Zekyr wrote:
I guess what I'm trying to say here is: I run on a LCD 4:3 aspect monitor. The native resolution is 1280x1024. Currently, my FFXI screen reso is the same and background is 1024x1024. According to you guys should I change this to:
a)
Screen Res: 1280x1024
Background Res: 2048x2048
b)
Screen Res: 1280x1024
Background Res: 2560x2048
c)
Screen Res: 2560x2048
Background Res: 1024x1024
d)
Screen Res: 2560x2048
Background Res: 2048x2048
e)
Screen Res: 2560x2048
Background Res: 2560x2048
B. In fact this is the exact setting that I use. The reason for this is that when you do 1280x1024 and 2048x2048, you are oversampling by a factor of 1.6 on the horizontal, and 2.0 on the vertical. So what this means is that for every pixel on your screen, the computer has rendered information for 2 pixels tall and 1.6 pixels wide. The 2.0 is easy, it just averages the two pixels out and the color between the two is the color that pixel should be. However, the 1.6 is not so easy because the boundary for the pixels rendered (background) will not line up exactly with the boundaries of the pixels on your screen.
It's sort of a hard concept to grasp, so I'll explain with some diagrams. Take the example of 2048x2048 background. For the far left pixel on the screen, it would look like this:
+---+--+
|***|..|
+---+--+
|***|..|
+---+--+
The pixels with stars are complete pixels, and the pixels with periods are cut off, they are only 60% of a pixel (because your background width is set at a factor of 1.6 of the screen resolution's width), so part of the pixels on the right will influence the screen pixel to the right of this one, which might look like this:
+-+--+-+
|.|**|.|
+-+--+-+
|.|**|.|
+-+--+-+
Now you see in this case, there is the remaining 0.4 pixels worth of information on the left side, then 1.0 pixels in the middle (a full pixel), then 0.2 of the next pixel to the right for a total of 1.6.
In both cases, you will end up giving more weight to the pixels that I've marked with stars, and less weight to the pixels marked with periods. In doing so, you will end up with a less precise image. The advantage to rendering the background at exactly double the screen resolution is that you always have exactly 4 pixels worth of information to draw from in order to determine what the true color of that pixel should be, like so:
+--+--+
|..|..|
+--+--+
|..|..|
+--+--+
To give you a better idea of what this means, consider that the image you are rendering is just a big striped pattern. You have the far left pixels all black, then the next pixels to the right are white, then black, then white, etc. (You may have seen a screen like this while adjusting the settings on your flat-panel monitor. It's handy for revealing how accurate your image is being represented on the screen.) If you look at the image from a distance, it will appear a medium gray, exactly halfway between black and white because your eyes cannot see the level of detail to see the stripes.

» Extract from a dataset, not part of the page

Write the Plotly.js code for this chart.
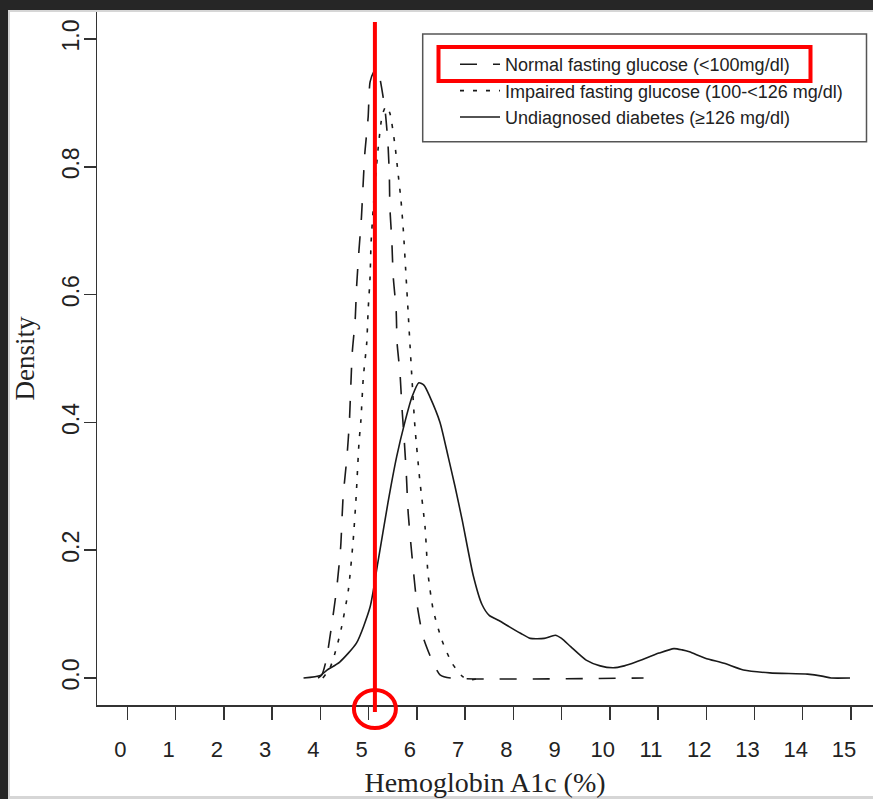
<!DOCTYPE html>
<html>
<head>
<meta charset="utf-8">
<script src="https://cdn.plot.ly/plotly-3.0.1.min.js"></script>
<style>html,body{margin:0;padding:0;background:#fff;}#chart{width:873px;height:799px;}</style>
</head>
<body>
<div id="chart"></div>
<script>
// Normal fasting glucose (<100 mg/dl) — dashed
const normalX = [3.95,4.03,4.12,4.24,4.34,4.42,4.47,4.55,4.60,4.66,4.72,4.75,4.80,4.85,4.88,4.92,4.99,5.03,5.12,5.19,5.24,5.34,5.40,5.43,5.44,5.48,5.51,5.57,5.59,5.65,5.69,5.74,5.78,5.82,5.90,6.00,6.13,6.34,6.48,6.70,10.70];
const normalY = [0.000,0.005,0.028,0.086,0.142,0.205,0.283,0.346,0.400,0.509,0.560,0.612,0.670,0.720,0.764,0.820,0.878,0.933,0.950,0.951,0.936,0.889,0.837,0.784,0.737,0.685,0.628,0.576,0.524,0.477,0.424,0.370,0.321,0.258,0.190,0.117,0.064,0.023,0.005,0.000,0.000];

// Impaired fasting glucose (100-<126 mg/dl) — dotted
const impairedX = [4.05,4.20,4.34,4.44,4.58,4.68,4.74,4.80,4.84,4.89,4.96,4.99,5.03,5.05,5.10,5.15,5.20,5.28,5.36,5.44,5.55,5.61,5.67,5.72,5.78,5.82,5.86,5.90,5.96,6.06,6.17,6.23,6.34,6.52,6.73,6.95,7.10,7.30];
const impairedY = [0.000,0.016,0.049,0.080,0.138,0.216,0.283,0.368,0.404,0.471,0.524,0.576,0.628,0.680,0.740,0.790,0.831,0.880,0.895,0.884,0.831,0.790,0.748,0.700,0.623,0.571,0.518,0.466,0.393,0.310,0.236,0.164,0.106,0.059,0.023,0.002,-0.003,0.000];

// Undiagnosed diabetes (>=126 mg/dl) — solid
const diabetesX = [3.65,4.00,4.13,4.40,4.75,5.03,5.19,5.40,5.58,5.75,5.90,6.04,6.15,6.27,6.48,6.65,6.79,6.94,7.17,7.35,7.50,7.70,7.92,8.15,8.35,8.64,8.87,9.00,9.19,9.51,9.80,10.07,10.30,10.54,11.02,11.33,11.50,11.65,11.98,12.37,12.77,13.32,14.10,14.40,14.59,14.98];
const diabetesY = [0.000,0.004,0.012,0.025,0.055,0.111,0.180,0.274,0.346,0.400,0.440,0.462,0.458,0.440,0.400,0.346,0.300,0.247,0.160,0.115,0.098,0.090,0.080,0.070,0.062,0.062,0.067,0.062,0.049,0.028,0.019,0.016,0.019,0.025,0.039,0.046,0.044,0.041,0.031,0.023,0.0125,0.008,0.006,0.003,0.000,0.000];

const seriesNames = ["Normal fasting glucose (<100mg/dl)","Impaired fasting glucose (100-<126 mg/dl)","Undiagnosed diabetes (\u2265126 mg/dl)"];
const xTicks = [0,1,2,3,4,5,6,7,8,9,10,11,12,13,14,15];
const yTicks = [0,0.2,0.4,0.6,0.8,1.0];
const yTickText = ["0.0","0.2","0.4","0.6","0.8","1.0"];
const markedHbA1c = 5.13;

const ink = '#1a1a1a';
const traces = [
  {x: normalX, y: normalY, name: seriesNames[0], legendgroup:'a', mode:'lines', line:{color:ink, width:1.6, dash:'17px,16px', shape:'spline', smoothing:0.6}},
  {x: impairedX, y: impairedY, name: seriesNames[1], legendgroup:'b', mode:'lines', line:{color:ink, width:1.6, dash:'4px,9px', shape:'spline', smoothing:0.6}},
  {x: diabetesX, y: diabetesY, name: seriesNames[2], legendgroup:'c', mode:'lines', line:{color:ink, width:1.6, shape:'spline', smoothing:0.6}}
];

const W = 776, H = 693, L = 97, T = 12;
const px = v => (v - L) / W;
const py = v => (T + H - v) / H;

const layout = {
  width: 873, height: 799,
  margin: {l: L, r: 0, t: T, b: 799 - T - H},
  paper_bgcolor: '#ffffff', plot_bgcolor: '#ffffff',
  showlegend: true,
  legend: {
    x: px(455), y: py(46), xanchor:'left', yanchor:'top',
    bgcolor:'rgba(0,0,0,0)', borderwidth:0,
    font:{family:'Liberation Sans, Arial, sans-serif', size:18, color:'#222'},
    tracegroupgap: 0, itemwidth: 40
  },
  xaxis: {
    range: [-0.632, 15.457], tickvals: xTicks, ticktext: xTicks.map(String),
    showgrid:false, zeroline:false, showline:true, linecolor:'#333', linewidth:1.5,
    ticks:'outside', ticklen:13, tickwidth:1.5, tickcolor:'#333',
    ticklabelshift: -7, ticklabelstandoff: 11,
    tickfont:{family:'Liberation Sans, Arial, sans-serif', size:22, color:'#222'},
    title:{text:'Hemoglobin A1c (%)', font:{family:'Liberation Serif, Times New Roman, serif', size:28, color:'#222'}, standoff: 11}
  },
  yaxis: {
    range: [-0.04225, 1.04225], tickvals: yTicks, ticktext: yTickText,
    showgrid:false, zeroline:false, showline:true, linecolor:'#333', linewidth:1.5,
    ticks:'outside', ticklen:12, tickwidth:1.5, tickcolor:'#333', tickangle:-90,
    ticklabelstandoff: -5,
    tickfont:{family:'Liberation Sans, Arial, sans-serif', size:23, color:'#222'},
    title:{text:'Density', font:{family:'Liberation Serif, Times New Roman, serif', size:27, color:'#222'}, standoff: 16}
  },
  shapes: [
    // screenshot frame
    {type:'rect', xref:'paper', yref:'paper', x0:px(-5), x1:px(880), y0:py(10), y1:py(-5), fillcolor:'#262626', line:{width:0}, layer:'above'},
    {type:'rect', xref:'paper', yref:'paper', x0:px(-5), x1:px(880), y0:py(12), y1:py(10), fillcolor:'#d6d6d6', line:{width:0}, layer:'above'},
    {type:'rect', xref:'paper', yref:'paper', x0:px(-5), x1:px(8), y0:py(805), y1:py(-5), fillcolor:'#262626', line:{width:0}, layer:'above'},
    {type:'rect', xref:'paper', yref:'paper', x0:px(8), x1:px(10), y0:py(805), y1:py(12), fillcolor:'#d6d6d6', line:{width:0}, layer:'above'},
    {type:'rect', xref:'paper', yref:'paper', x0:px(8), x1:px(880), y0:py(805), y1:py(796), fillcolor:'#d6d6d6', line:{width:0}, layer:'above'},
    // legend box
    {type:'rect', xref:'paper', yref:'paper', x0:px(422.7), x1:px(866.5), y0:py(141.7), y1:py(34), line:{color:'#555', width:1.5}, fillcolor:'rgba(0,0,0,0)', layer:'above'},
    // red highlight box on first legend entry
    {type:'rect', xref:'paper', yref:'paper', x0:px(438.5), x1:px(810.5), y0:py(81), y1:py(47), line:{color:'#ff0000', width:4}, fillcolor:'rgba(0,0,0,0)', layer:'above'},
    // red marker line
    {type:'line', xref:'x', yref:'paper', x0:markedHbA1c, x1:markedHbA1c, y0:py(712), y1:py(22), line:{color:'#ff0000', width:4}, layer:'above'},
    // red circle
    {type:'circle', xref:'x', yref:'paper', x0:markedHbA1c-0.435, x1:markedHbA1c+0.435, y0:py(728), y1:py(690), line:{color:'#ff0000', width:4}, fillcolor:'rgba(0,0,0,0)', layer:'above'}
  ]
};

Plotly.newPlot('chart', traces, layout, {displayModeBar:false, staticPlot:true});
</script>
</body>
</html>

In the first example, you will have two complete pixels that are black, and 60% of two pixels which are white. When you average that out, the pixel on the screen will be 62.5% black. Now in the second example, you have 40% of a white pixel column, then 100% of a black pixel column, then 20% of a white pixel column. So again average them out and you'll get 62.5% black. So even though the image you rendered shows 50% of the screen black and 50% white, when it's averaged out to fit your screen you end up with 62.5% black for the two left column of pixels. If you continue down that path of logic, the colors will vary from 37.5% black to 62.5% black. Now take the third example, you have 100% of a black pixel column, then 100% of a white pixel column. Average them out and you get 50% gray. The next pixel over would be the same, 50% gray. So the whole screen will be 50% gray just like if you displayed black/white stripes and moved back and let your eyes do the averaging instead of the computer.
It's a nit-picky thing, and kind of hard to understand. You can do 2048x2048 and it will still look just great I'm sure, but in my opinion 2560x2048 will give you a much more accurate image that is rendered with every single pixel having the exact same level of detail.